26 thoughts on “The Future of jQuery UI and jQuery Mobile

  1. Being optimistic on said:

    Why not just retire jQuery Mobile? You haven’t shipped a major release in 4 years the last minor release was 3 years ago. You’ve posted an update post 2 years ago and no release came of it.

    jQuery UI hasn’t had an update in over a year.

    This post should have just said these projects are in maintenance mode.

    Thank you to all the people behind these projects. They’ve been invaluable to my development over the years. It is a sad day to see this post.

  2. Sad Fail on said:

    Yooooo, come on, the appeal for jQuery and UI is a total fail when you can’t even render this page properly on mobile.

    jQuery is useful, but this post with the URL stretching the bounds of the window is fail status

  3. I mean, come on, 2009 is almost 10 years ago. Just retire the thing and focus and other more important stuff.

  4. I think it is time to revamp both projects, let’s be honest, they were pretty useful before the react/angular era. Now we have react mobile and ionic to develop hybrid mobile apps. I still believe JQuery has an extraordinary team that is able to create a brand new tool for the modern web development and stop reusing components from almost a decade ago.

  5. Charles Cherry on said:

    Don’t give in to the negative crap coming from the “react/angular/xyz” crowd. There are a ton of developers out here (myself included) that love jQuery and jQuery UI, and have been using them successfully for years, and have not bought into the whole ‘javascript==everything’ mentality.

    I would love to see jQuery UI come back to life with new/updated widgets. I consider jQuery to be fundamental to my web development efforts, and I hope I never have to go down the black hole that is npm. JQuery does the job and does it well, and there are other good libraries out there that fill out the needs for basic MVC web development (moment.js, etc.).

    Keep up the great work, don’t be discouraged, and know that there are many people out here rooting for your success.

  6. s. hampton on said:

    Thank you all for you hard work on jQuery. I don’t utilize it a lot but the world needs jQuery, if only to allow good site development with excellent javascript capabilities without caving in to the now popular, bloated, bandwidth hogging, so-called ‘development’ platforms.

  7. Ben Norton on said:

    I admire your diligence in developing a strategy to handle the complex and multifaceted problem, including your willingness to make wide ranging adjustments. Managing a library that is used by every website on the internet is no simple task.it’s reassuring to see it in thoughtful hands.

  8. Come on! I use Jquery and Jquery UI in a daily basis. It just do what they are meant to do. It’s a sad day for me.

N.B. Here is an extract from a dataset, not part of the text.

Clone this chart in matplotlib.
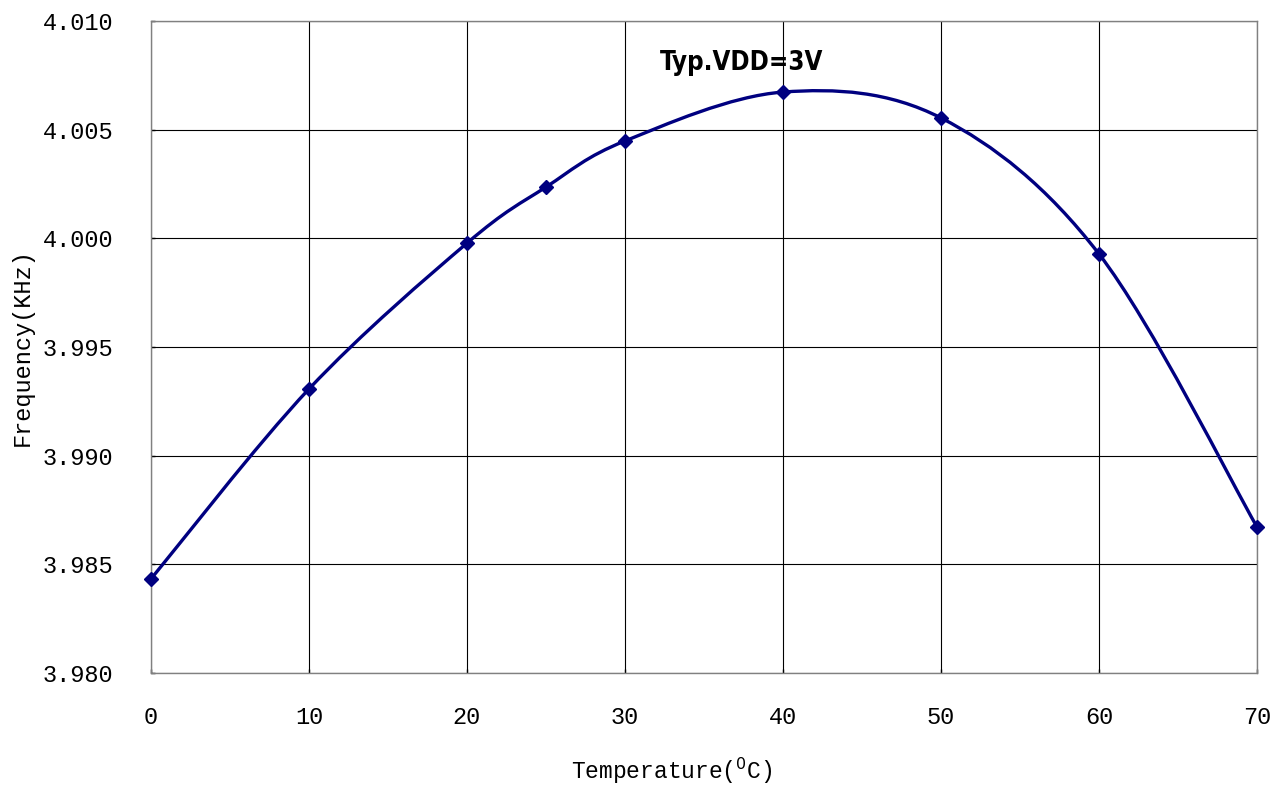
import numpy as np
import matplotlib
matplotlib.use("Agg")
import matplotlib.pyplot as plt
from matplotlib.path import Path
from matplotlib.patches import PathPatch

# data
temps = [0, 10, 20, 25, 30, 40, 50, 60, 70]
freqs = [3.98433, 3.99307, 3.99978, 4.00236, 4.00448, 4.00673, 4.00554, 3.99928, 3.98672]
x_ticks = [0, 10, 20, 30, 40, 50, 60, 70]
y_ticks = [3.980, 3.985, 3.990, 3.995, 4.000, 4.005, 4.010]

LINE = "#000080"
FONT = ["Liberation Mono", "DejaVu Sans Mono"]


def smooth_path(xs, ys):
    # Excel-style smoothed line: cubic Bezier, control points from neighbours
    pts = np.column_stack([xs, ys]).astype(float)
    n = len(pts)
    verts = [pts[0]]
    codes = [Path.MOVETO]
    for i in range(n - 1):
        p0 = pts[i - 1] if i > 0 else pts[i]
        p1 = pts[i]
        p2 = pts[i + 1]
        p3 = pts[i + 2] if i + 2 < n else pts[i + 1]
        c1 = p1 + (p2 - p0) / 6.0
        c2 = p2 - (p3 - p1) / 6.0
        verts += [c1, c2, p2]
        codes += [Path.CURVE4] * 3
    return Path(verts, codes)


fig = plt.figure(figsize=(12.81, 7.85), dpi=100)
ax = fig.add_axes([151 / 1281, 112 / 785, 1106 / 1281, 652 / 785])

ax.add_patch(PathPatch(smooth_path(temps, freqs), facecolor="none",
                       edgecolor=LINE, linewidth=2.4, zorder=3))
ax.plot(temps, freqs, linestyle="none", marker="D", markersize=7.5,
        color=LINE, zorder=4, clip_on=False)

ax.set_xlim(0, 70)
ax.set_ylim(3.980, 4.010)
ax.set_xticks(x_ticks)
ax.set_yticks(y_ticks)
ax.set_xticklabels([str(t) for t in x_ticks], fontfamily=FONT, fontsize=17)
ax.set_yticklabels([f"{v:.3f}" for v in y_ticks], fontfamily=FONT, fontsize=17)
ax.tick_params(direction="in", length=3, width=1, color="black")
ax.tick_params(axis="x", pad=24)
ax.tick_params(axis="y", pad=27)

ax.grid(True, color="black", linewidth=0.8)
ax.set_axisbelow(True)
for s in ax.spines.values():
    s.set_color("#808080")
    s.set_linewidth(1.0)

ax.set_xlabel("Temperature($^{0}$C)", fontfamily=FONT, fontsize=16.5)
ax.xaxis.set_label_coords(0.471, -0.127)
ax.set_ylabel("Frequency(KHz)", fontfamily=FONT, fontsize=17)
ax.yaxis.set_label_coords(-0.106, 0.5)

ax.text(0.460, 0.936, "Typ.VDD=3V", transform=ax.transAxes, ha="left",
        va="center", fontsize=18.5, fontweight="bold",
        fontfamily=["DejaVu Sans", "Liberation Sans"], fontstretch="condensed")

fig.savefig("out.png", dpi=100)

    You made a really good work and I really want to thank you all, you are a big part of the internet history 🙂

  9. The Graphic Design School on said:

    Thank you for the commanding work of developing and maintaining a library for 10 years — This library brought hundreds (thousands?) of designers to code — Our bet is that jquery will still be here when react and the like are forgotten 🙂

  10. I write all kinds of apps and jQuery is a dependency on most of them.
    You guys allowed – fostered people like myself to keep the business running for almost a decade.
    As far as future just keep up with any security related service packs if you don’t have any resources.
    Although If you could dazzle me off Kendo mobile UI I would be will to through $100.00 USD your direction.

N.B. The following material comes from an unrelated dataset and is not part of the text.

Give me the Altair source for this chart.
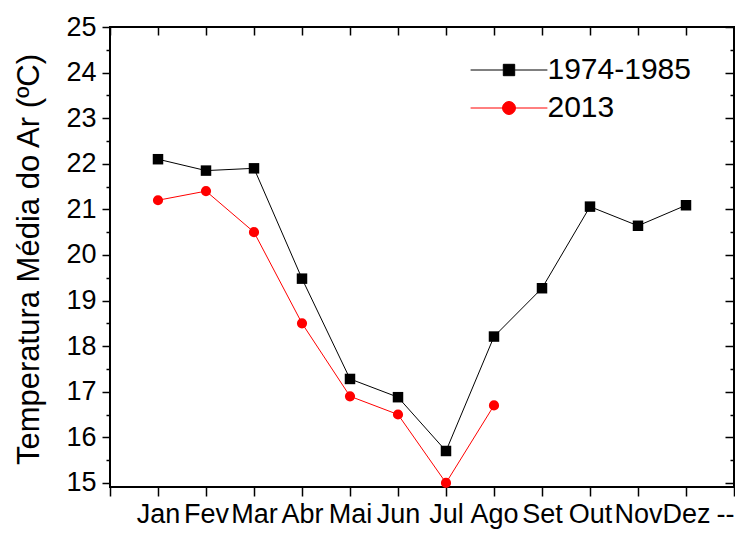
import altair as alt
import pandas as pd

months = ["Jan", "Fev", "Mar", "Abr", "Mai", "Jun", "Jul", "Ago", "Set", "Out", "Nov", "Dez"]
tick_labels = [""] + months + ["--"]
series_a = "1974-1985"
series_b = "2013"
temp_a = [22.1, 21.85, 21.9, 19.48, 17.28, 16.88, 15.7, 18.21, 19.27, 21.06, 20.64, 21.09]
temp_b = [21.2, 21.4, 20.5, 18.5, 16.9, 16.5, 15.0, 16.7]
y_major = [15, 16, 17, 18, 19, 20, 21, 22, 23, 24, 25]
y_minor = [15.5, 16.5, 17.5, 18.5, 19.5, 20.5, 21.5, 22.5, 23.5, 24.5]

rows = []
for i, v in enumerate(temp_a):
    rows.append({"pos": i + 1, "mes": months[i], "temp": v, "serie": series_a})
for i, v in enumerate(temp_b):
    rows.append({"pos": i + 1, "mes": months[i], "temp": v, "serie": series_b})
df = pd.DataFrame(rows)

FONT = "Liberation Sans"
last_pos = len(tick_labels) - 1
xs = alt.Scale(domain=[0, last_pos], nice=False, zero=False)
ys = alt.Scale(domain=[14.91, 25], nice=False, zero=False)
x_vals = list(range(len(tick_labels)))
label_expr = "[" + ",".join("'" + t + "'" for t in tick_labels) + "][datum.value]"

common = dict(domain=False, grid=False, tickColor="black", tickWidth=1.5, title=None)

x_bottom = alt.Axis(orient="bottom", values=x_vals, labelExpr=label_expr, labelFont=FONT,
                    labelFontSize=27, labelColor="black", tickSize=9, labelPadding=5,
                    labelAlign={"condition": {"test": f"datum.value == {last_pos}", "value": "right"},
                                "value": "center"},
                    labelOverlap=False, labelFlush=False, **common)
x_top = alt.Axis(orient="top", values=x_vals, labels=False, tickSize=alt.ExprRef(expr="-8"), **common)

y_left = alt.Axis(orient="left", values=y_major, labelFont=FONT, labelFontSize=27, labelColor="black",
                  tickSize=8, labelPadding=6, labelOverlap=False, labelFlush=False,
                  domain=False, grid=False, tickColor="black", tickWidth=1.5,
                  title="Temperatura Média do Ar (ºC)", titleFont=FONT, titleFontSize=31,
                  titleFontWeight="normal", titleColor="black", titleAngle=270,
                  titleX=-72, titleY=232, titleAlign="center", titleBaseline="alphabetic")
y_left_minor = alt.Axis(orient="left", values=y_minor, labels=False, tickSize=4, **common)
y_right = alt.Axis(orient="right", values=y_major, labels=False, tickSize=alt.ExprRef(expr="-9"), **common)
y_right_minor = alt.Axis(orient="right", values=y_minor, labels=False, tickSize=alt.ExprRef(expr="-4"), **common)

base = alt.Chart(df)

line_a = base.transform_filter(alt.datum.serie == series_a).mark_line(color="black", strokeWidth=1).encode(
    x=alt.X("pos:Q", scale=xs, axis=x_bottom),
    y=alt.Y("temp:Q", scale=ys, axis=y_left),
)
line_b = base.transform_filter(alt.datum.serie == series_b).mark_line(color="red", strokeWidth=1).encode(
    x=alt.X("pos:Q", scale=xs, axis=x_top),
    y=alt.Y("temp:Q", scale=ys, axis=y_left_minor),
)
pts_a = base.transform_filter(alt.datum.serie == series_a).mark_square(
    color="black", size=110, opacity=1).encode(
    x=alt.X("pos:Q", scale=xs, axis=None),
    y=alt.Y("temp:Q", scale=ys, axis=y_right),
)
pts_b = base.transform_filter(alt.datum.serie == series_b).mark_circle(
    color="red", size=104, opacity=1).encode(
    x=alt.X("pos:Q", scale=xs, axis=None),
    y=alt.Y("temp:Q", scale=ys, axis=y_right_minor),
)

sq_path = "M-6.4,0H-0.95M0.95,0H6.4M-0.95,-0.95H0.95V0.95H-0.95Z"
ci_path = "M-6.4,0H-1.08M1.08,0H6.4M-1.08,0A1.08,1.08,0,1,0,1.08,0A1.08,1.08,0,1,0,-1.08,0Z"
leg = alt.Legend(orient="none", legendX=384, legendY=28, title=None, direction="vertical",
                 labelFont=FONT, labelFontSize=30, labelColor="black", labelLimit=400,
                 symbolSize=144, symbolStrokeWidth=1, labelOffset=23.5, rowPadding=8, padding=0)
legend_layer = base.transform_filter("false").mark_point(filled=True, opacity=1, strokeWidth=1).encode(
    x=alt.X("pos:Q", scale=xs, axis=None),
    y=alt.Y("temp:Q", scale=ys, axis=None),
    fill=alt.Fill("serie:N", scale=alt.Scale(domain=[series_a, series_b], range=["black", "red"]), legend=leg),
    stroke=alt.Stroke("serie:N", scale=alt.Scale(domain=[series_a, series_b], range=["black", "red"]), legend=leg),
    shape=alt.Shape("serie:N", scale=alt.Scale(domain=[series_a, series_b], range=[sq_path, ci_path]), legend=leg),
)

chart = alt.layer(line_a, line_b, pts_a, pts_b, legend_layer).resolve_axis(
    x="independent", y="independent"
).properties(
    width=624, height=460,
    padding={"left": 102, "top": 19, "right": 1, "bottom": 42},
    autosize=alt.AutoSizeParams(type="none"),
    background="white",
).configure_view(stroke="black", strokeWidth=2)

chart.save("out.html", embed_options={"renderer": "svg", "actions": False})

  11. Mike Breeden on said:

    jQuery is awesome! Thank you all so much for your great work. It let me make great stuff and I cannot imagine web development without it. I guess maybe if you aren’t trying to make sophisticated stuff, you could get by without it, but for me, it lets me make jQuality!

  12. Eldon Elledge on said:

    While there will always be new libraries and frameworks that come out, few if any will meet the needs as well as jQuery / U / Mobile have. They are just simple and easy to use and setup.
    I think there will always be a great need as long as you can keep up with the changing technologies.
    Thank you all for your hard work on these great products.

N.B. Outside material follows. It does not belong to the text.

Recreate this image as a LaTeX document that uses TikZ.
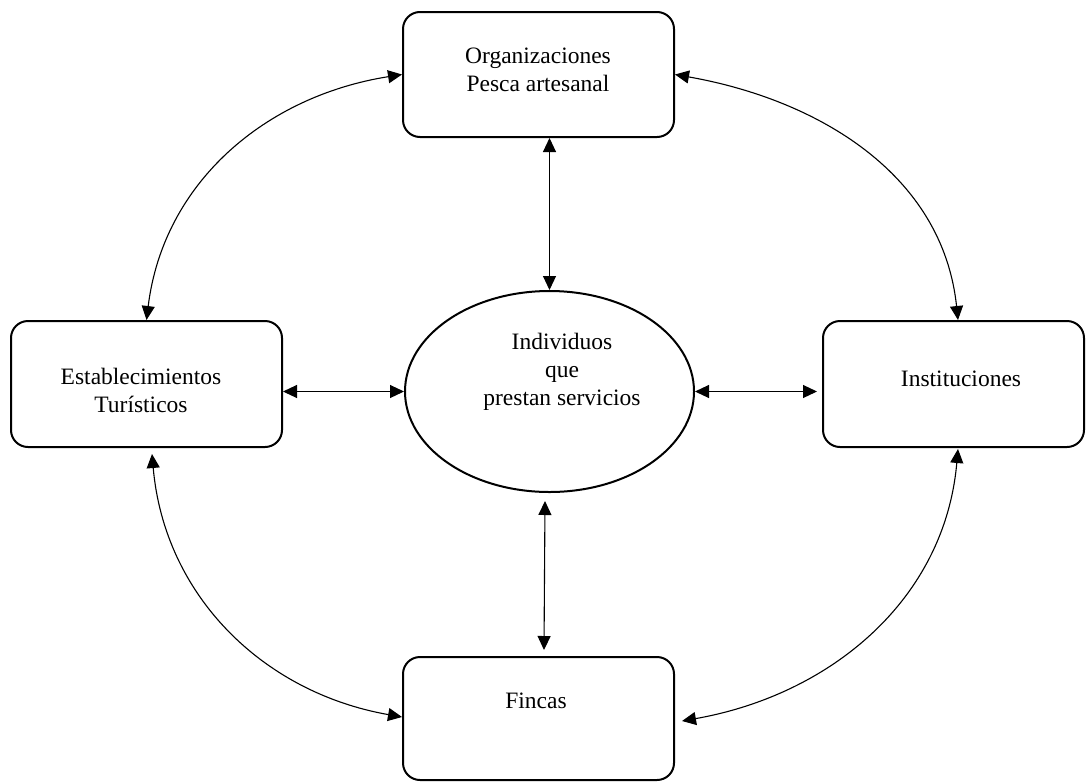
\documentclass[tikz,border=0pt]{standalone}
\usepackage{fontspec}
\setmainfont{Liberation Serif}
\usetikzlibrary{arrows.meta,shapes.geometric,calc}
\begin{document}
\begin{tikzpicture}[x=1pt,y=-1pt,
  >={Triangle[length=14pt,width=13pt]},
  box/.style={draw, line width=2pt, rounded corners=17pt, inner sep=0pt},
  ell/.style={draw, ellipse, line width=2pt, inner sep=0pt, minimum width=289pt, minimum height=201pt},
  txt/.style={align=center, inner sep=0pt, font=\fontsize{23.5}{28}\selectfont},
  conn/.style={line width=1.1pt, <->}]
\useasboundingbox (0,0) rectangle (1086,782);
% shapes
\node[box, minimum width=271pt, minimum height=125pt] (top) at (538.5,74.5) {};
\node[box, minimum width=271pt, minimum height=126pt] (left) at (146.5,384) {};
\node[box, minimum width=261pt, minimum height=126pt] (right) at (953.5,384) {};
\node[box, minimum width=271pt, minimum height=123pt] (bot) at (538.5,718.5) {};
\node[ell] (ind) at (549.5,391.5) {};
% texts
\node[txt] (ttop) at (538,70) {Organizaciones\\Pesca artesanal};
\node[txt] (tleft) at (141,390.5) {Establecimientos\\Turísticos};
\node[txt] (tright) at (961,379) {Instituciones};
\node[txt] (tbot) at (536,701) {Fincas};
\node[txt] (tind) at (562,371.5) {Individuos\\que\\prestan servicios};
% straight connectors
\draw[conn] (top.south -| ind.north) -- (ind.north);
\draw[conn] (ind.west -| left.east) -- (ind.west);
\draw[conn] (ind.east) -- ($(ind.east -| right.west)+(-5,0)$);
\draw[conn] ($(ind.south)+(-4.5,8)$) -- ($(bot.north)+(5.5,-6)$);
% curved connectors
\draw[conn] (top.west) to[out=189,in=83] (left.north);
\draw[conn] (top.east) to[out=350,in=96] ($(right.north)+(4.5,0)$);
\draw[conn] ($(left.south)+(5.5,6)$) to[out=275,in=170] ($(bot.west)+(0,-1.5)$);
\draw[conn] ($(right.south)+(4.5,1)$) to[out=265,in=10] ($(bot.east)+(7,2.5)$);
\end{tikzpicture}
\end{document}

  13. Scott Fletcher on said:

    I don’t think it’s the jQuery things, it’s more of the migration to other technologies. In our case, we had crossed over to Angular2 and TypeScript that does the heavy works for us.

  14. Michael Christenson on said:

    Back in the day, when javascript was monotonous and we had to worry about cross browser issues, jQuery was a light shining in the dark. I always hoped for jQuery UI and jQuery mobile to be the same, but they never lived up to it. Eventually I stopped writing jQuery plugins for sites, moved over to Angular and ReactJS, and left all of jQuery behind. That was a sad day for me, but it was years ago now.

    I still think you could be a light, I just don’t know why you haven’t been able to get over that hump yet. Perhaps it is that you stick to just DOM manipulation and layout of widgets when new standards have come to steal your thunder away. Perhaps it is that Browser support of javascript is good enough now that it’s become harder to make an impact. Whatever it is, you will always be useful for beginners, but you’ve fallen too far back for professionals and that makes me sad (even though my tears dried up 4 years ago).

    I hope this push helps revitalize you. I wish all the best for you. I’ll keep track of you and maybe someday…

  15. Slobodan Lohja on said:

    jQuery is great for small websites. Web based business applications, portals, and other advanced projects needs a framework like Dojo, ExtJS, ReactJS, Angular, ect.

  16. Markus Fritschi on said:

    jQuery UI and jQuery Mobile are the the best!

    1) What I am really waiting for a long time is the final release of jquerymobile 1.5!

    2) I think, bringing together the two themes must be No 1 focus
    3) Then Datetime picker ( with Globalize ). I looked into the code and it seems to be ready for production environment, just releas it!

    That’s really all you have to do to keep leadership!